Maar na de Eerste Wereldoorlog werd het project op een laag pitje gezet. De oorlog had tot massieve vernietigingen geleid en de Belgische regering zette nieuwe structuren op. De Nationale Maatschappij voor Goedkope Woningen (NMGW, opgericht in 1919) en de “Comptoir national des Matériaux” (CNM, opgericht in 1919) beslissen samen een experimentele werf in Het Rad op te starten. Dit gebeurt van 1920 tot 1922 onder leiding van architect J.J. Eggerickx op terreinen die de gemeente Anderlecht had afgestaan. Men wilde goedkope materialen en snelle technieken uittesten om in te spelen op het tekort aan woningen.

Architect J.J. Eggerickx (1884-1963) werd weerhouden om het project voor de bouw van sociale woningen te leiden volgens het model van de tuinwijk, overgewaaid uit het Verenigd Koninkrijk. Architect/stedenbouwkundige Louis van der Swaelmen (1883-1929), oprichter van de “Belgische Maatschappij van Modernistische Stedenbouwkundigen en Architecten” (BMMSA) ontwierp het grondplan van de tuinwijk.

Het Lustplein, dat in 1921 wordt aangelegd, is een grote gemeenschappelijke groene ruimte in het hartje van de tuinwijk, die een honderdtal huizen en een kindertuin telt, allemaal in de “cottagestijl” gebouwd. De laatste verstedelijkingsfase van de tuinwijk werd voltooid met het Ernest s’Jonghersplein (1925) en het Comfortplein (1928).

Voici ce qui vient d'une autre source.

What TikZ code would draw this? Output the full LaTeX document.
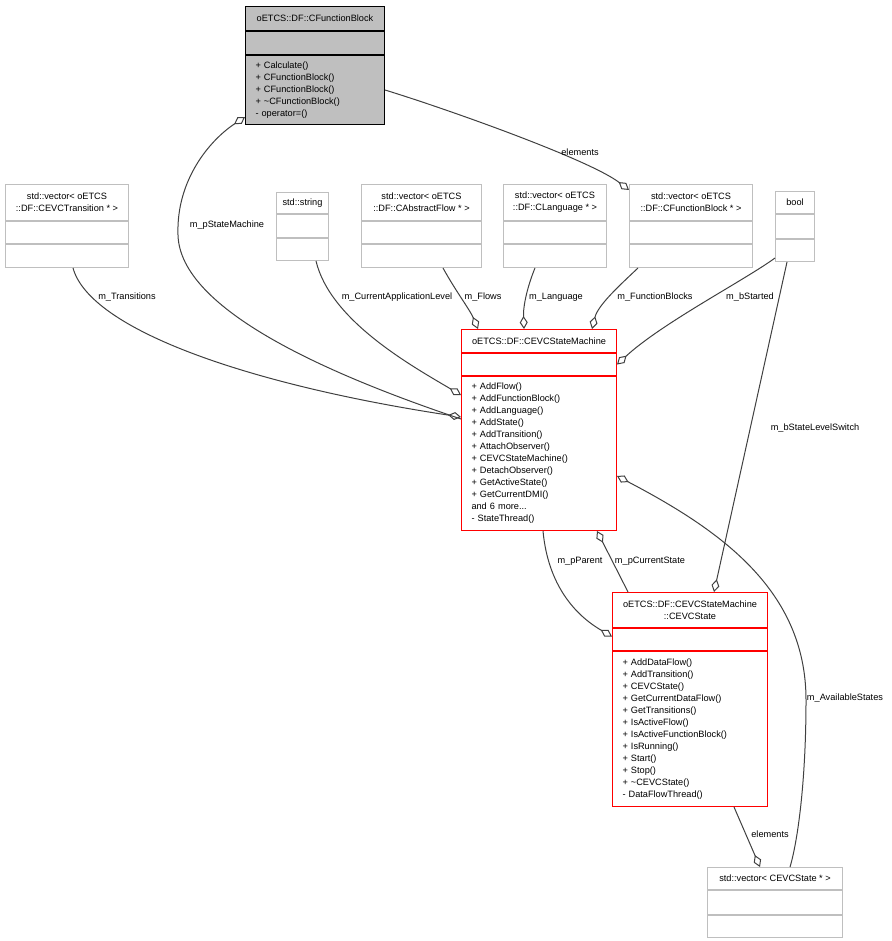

In de jaren dertig werd Het Rad uitgebreid met drie grote gebouwen in de stijlen die toen in zwang waren:

  1. art deco voor de Sint-Jozefkerk (1938) toegeschreven aan architect Van Hove,
  2. de modernistische en functionele stijl van het “Melckmansblok” (1932) een geheel van sociale woningen ontworpen door architect Fernand Brunfaut (1886 - 1972),
  3. modernisme voor de scholen "La Roue P21" en "La Petite Roue M7" (1936) ontworpen door de architect van de gemeente Anderlecht, Henri Charles Wildenblanck.